Source material
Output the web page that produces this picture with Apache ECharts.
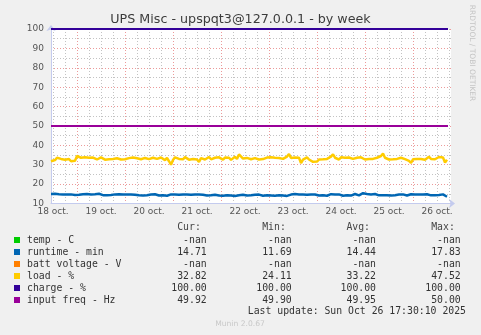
<!DOCTYPE html>
<html><head><meta charset="utf-8">
<script src="https://cdn.jsdelivr.net/npm/echarts@6/dist/echarts.min.js"></script>
<style>html,body{margin:0;padding:0;background:#f0f0f0}#c{width:481px;height:335px}</style>
</head><body><div id="c"></div><script>
// hours counted from 18 Oct 00:00
const axisStartHour = 11;
const axisEndHour = 211;
const dataStartHour = 11;
const dayLabels = ['18 oct.','19 oct.','20 oct.','21 oct.','22 oct.','23 oct.','24 oct.','25 oct.','26 oct.'];
const yTickValues = [10,20,30,40,50,60,70,80,90,100];

const loadValues = [
  31.8,31.2,32.4,33.6,33.9,33.0,33.8,32.6,32.2,32.9,31.8,32.6,32.1,
  34.5,33.8,33.6,32.9,33.8,32.9,33.6,32.8,33.7,33.0,32.7,33.6,33.8,32.9,32.6,33.5,32.8,33.7,33.0,32.5,33.3,33.6,32.7,33.5,
  32.8,32.4,33.4,32.6,33.7,32.7,33.3,33.8,32.8,32.5,33.5,34.0,32.9,32.7,33.6,34.1,33.0,32.6,33.7,32.9,32.4,33.5,31.8,30.0,
  32.4,33.8,34.1,33.0,33.7,32.8,33.9,33.1,32.6,33.6,32.9,33.8,32.7,31.4,33.4,33.7,32.7,33.5,34.0,32.8,32.5,33.6,32.9,33.8,
  33.0,32.6,33.7,32.8,33.6,32.5,33.5,34.1,33.0,35.3,34.6,33.2,32.7,33.5,33.8,32.8,32.4,33.4,33.7,32.7,33.6,32.9,32.6,33.7,
  32.9,33.8,32.8,33.6,32.6,33.5,34.1,33.0,33.8,34.2,35.5,33.5,33.0,33.7,32.7,33.6,30.9,32.6,33.5,33.8,32.7,33.4,31.5,32.1,
  31.6,32.7,33.6,32.8,33.8,33.0,32.7,34.2,35.4,33.6,33.1,32.7,33.8,32.9,33.6,32.6,33.7,34.1,33.0,32.5,33.6,32.8,33.8,33.0,
  32.7,33.7,32.9,33.9,33.0,32.6,33.6,34.1,34.5,35.8,33.6,33.1,32.7,33.7,32.8,33.8,33.0,32.5,33.6,34.0,32.9,32.4,32.0,30.9,
  32.8,33.7,33.0,33.9,32.9,33.6,32.6,33.5,34.1,33.0,33.8,32.8,33.6,34.0,33.0,33.7,31.1,32.6
];
const runtimeValues = [
  14.9,14.5,15.0,14.4,14.8,14.3,14.7,14.2,14.6,14.0,14.7,14.9,14.4,
  15.0,14.5,14.3,14.8,14.4,14.9,14.3,14.7,14.2,14.8,14.4,15.0,14.5,14.3,14.8,14.2,14.7,14.4,14.1,14.7,14.3,14.8,14.2,14.6,
  14.1,14.6,14.2,14.7,14.0,14.5,14.8,14.2,14.6,14.1,14.7,14.3,14.0,14.6,14.2,14.8,14.3,14.1,14.7,14.2,14.6,14.0,14.5,14.7,
  14.2,14.6,14.1,14.5,13.9,14.7,14.2,14.6,14.0,14.5,14.1,14.7,14.2,14.6,14.0,14.5,14.8,14.1,14.6,14.2,13.9,14.5,14.7,14.1,
  14.5,14.0,14.6,14.2,14.7,14.1,14.5,13.9,14.6,14.2,14.0,14.5,14.7,14.1,14.6,14.2,13.8,14.5,14.1,14.6,14.2,14.0,14.7,14.2,
  14.6,14.1,14.5,14.0,14.7,14.2,14.6,14.1,14.5,13.9,14.2,14.6,14.1,14.9,14.3,14.7,14.2,14.6,14.0,14.5,14.1,14.7,14.2,14.6,
  14.3,14.1,14.7,14.2,14.6,14.0,14.5,14.8,14.2,14.6,14.1,14.7,14.3,14.0,14.6,14.2,14.7,14.1,14.5,14.9,14.4,14.2,14.7,15.3,
  15.1,14.9,14.2,14.7,14.3,14.9,14.4,14.2,14.7,14.3,14.8,14.2,14.6,14.1,14.7,14.3,14.0,14.6,14.2,14.7,14.3,14.1,14.6,14.8,
  14.3,14.7,14.2,14.6,14.1,14.7,14.3,14.8,14.4,14.2,14.7,14.3,14.9,14.4,14.2,14.7,13.9,13.5
];
const chargeHours = [11, 209.5];
const chargeValues = [100, 100];
const freqHours = [11, 60, 110, 160, 209.5];
const freqValues = [49.95, 49.93, 49.97, 49.94, 49.92];
const tempValues = [];
const battValues = [];

const legendNames = ['temp - C','runtime - min','batt voltage - V','load - %','charge - %','input freq - Hz'];
const legendColors = ['#00cc00','#0066b3','#ff8000','#ffcc00','#330099','#990099'];
const curValues = ['-nan','14.71','-nan','32.82','100.00','49.92'];
const minValues = ['-nan','11.69','-nan','24.11','100.00','49.90'];
const avgValues = ['-nan','14.44','-nan','33.22','100.00','49.95'];
const maxValues = ['-nan','17.83','-nan','47.52','100.00','50.00'];
const headers = ['Cur:','Min:','Avg:','Max:'];
const lastUpdate = 'Last update: Sun Oct 26 17:30:10 2025';

const RED = 'rgba(230,120,120,0.75)';
const GRAY = 'rgba(180,180,180,0.8)';
const NONE = 'rgba(0,0,0,0)';
const xGridColors = [];
for (let k = 0; k < 24; k++) {
  const h = (axisStartHour + k) % 24;
  xGridColors.push(h === 0 ? RED : (h % 6 === 0 ? GRAY : NONE));
}
const series0 = (vals, start) => vals.map((v, i) => [start + i, v]);
const pairs = (hs, vs) => hs.map((h, i) => [h, vs[i]]);

const mono = 'DejaVu Sans Mono';
const graphics = [
  {type:'text', x:240.5, y:19.5, style:{text:'UPS Misc - upspqt3@127.0.0.1 - by week', font:'12.7px "DejaVu Sans"', fill:'#3c3c3c', textAlign:'center', textVerticalAlign:'middle'}},
  {type:'text', x:471.5, y:53, rotation:-Math.PI/2, style:{text:'RRDTOOL / TOBI OETIKER', font:'7.5px "DejaVu Sans"', fill:'#c4c4c4', textAlign:'center', textVerticalAlign:'middle'}},
  {type:'text', x:240, y:324, style:{text:'Munin 2.0.67', font:'7.6px "DejaVu Sans"', fill:'#c8c8c8', textAlign:'center', textVerticalAlign:'middle'}},
  {type:'text', x:466, y:311.5, style:{text:lastUpdate, font:'9.8px "'+mono+'"', fill:'#333', textAlign:'right', textVerticalAlign:'middle'}}
];
const colRight = [206.7, 291.7, 376, 460.7];
const headRight = [200.8, 285.8, 370, 454.8];
headers.forEach((h, i) => graphics.push({type:'text', x:headRight[i], y:227.8, style:{text:h, font:'9.8px "'+mono+'"', fill:'#444', textAlign:'right', textVerticalAlign:'middle'}}));
legendNames.forEach((n, r) => {
  const y = 240 + r * 12;
  graphics.push({type:'rect', shape:{x:14, y:y-3, width:6, height:6}, style:{fill:legendColors[r]}});
  graphics.push({type:'text', x:27, y:y, style:{text:n, font:'9.8px "'+mono+'"', fill:'#333', textVerticalAlign:'middle'}});
  [curValues, minValues, avgValues, maxValues].forEach((arr, c) => {
    graphics.push({type:'text', x:colRight[c], y:y, style:{text:arr[r], font:'9.8px "'+mono+'"', fill:'#333', textAlign:'right', textVerticalAlign:'middle'}});
  });
});

const chart = echarts.init(document.getElementById('c'), null, {renderer:'canvas'});
const lineS = (name, data, color, width) => ({name, type:'line', data, showSymbol:false, symbol:'none', animation:false, sampling:null, lineStyle:{color, width}, itemStyle:{color}});
chart.setOption({
  backgroundColor:'#f0f0f0',
  animation:false,
  grid:{left:51, top:29, width:400, height:174.5, show:true, backgroundColor:'#ffffff', borderWidth:0},
  xAxis:{type:'value', min:axisStartHour, max:axisEndHour, interval:1,
    axisLine:{show:true, onZero:false, lineStyle:{color:'#c4cbee', width:1}, symbol:['none','arrow'], symbolSize:[7,6], symbolOffset:[0,4]},
    axisTick:{show:false},
    axisLabel:{fontFamily:'DejaVu Sans', fontSize:9, color:'#555', margin:4,
      formatter:v => { const h = Math.round(v); return (h % 24 === 12) ? dayLabels[(h - 12) / 24] : ''; }},
    splitLine:{show:true, lineStyle:{color:xGridColors, type:[1,2], width:1}}},
  yAxis:{type:'value', min:10, max:100, interval:5,
    axisLine:{show:true, lineStyle:{color:'#c4cbee', width:1}, symbol:['none','arrow'], symbolSize:[7,6], symbolOffset:[0,4]},
    axisTick:{show:false},
    axisLabel:{fontFamily:'DejaVu Sans', fontSize:9, color:'#555', margin:7,
      formatter:v => yTickValues.indexOf(Math.round(v)) >= 0 && Math.abs(v - Math.round(v)) < 1e-6 ? String(Math.round(v)) : ''},
    splitLine:{show:true, lineStyle:{color:[RED, GRAY], type:[1,2], width:1}}},
  series:[
    lineS('temp - C', series0(tempValues, dataStartHour), legendColors[0], 1.5),
    lineS('runtime - min', series0(runtimeValues, dataStartHour), legendColors[1], 2.5),
    lineS('batt voltage - V', series0(battValues, dataStartHour), legendColors[2], 1.5),
    lineS('load - %', series0(loadValues, dataStartHour), legendColors[3], 2.5),
    lineS('charge - %', pairs(chargeHours, chargeValues), legendColors[4], 2),
    lineS('input freq - Hz', pairs(freqHours, freqValues), legendColors[5], 2)
  ],
  graphic:graphics
});
</script></body></html>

Goal
Please quote the lines of the material, beginning with the first and ending with the one that contains "const yTickValues = [10,20,30,40,50,60,70,80,90,100];", exactly as written and without any pictures.

Response to this task
Output the web page that produces this picture with Apache ECharts.
<!DOCTYPE html>
<html><head><meta charset="utf-8">
<script src="https://cdn.jsdelivr.net/npm/echarts@6/dist/echarts.min.js"></script>
<style>html,body{margin:0;padding:0;background:#f0f0f0}#c{width:481px;height:335px}</style>
</head><body><div id="c"></div><script>
// hours counted from 18 Oct 00:00
const axisStartHour = 11;
const axisEndHour = 211;
const dataStartHour = 11;
const dayLabels = ['18 oct.','19 oct.','20 oct.','21 oct.','22 oct.','23 oct.','24 oct.','25 oct.','26 oct.'];
const yTickValues = [10,20,30,40,50,60,70,80,90,100];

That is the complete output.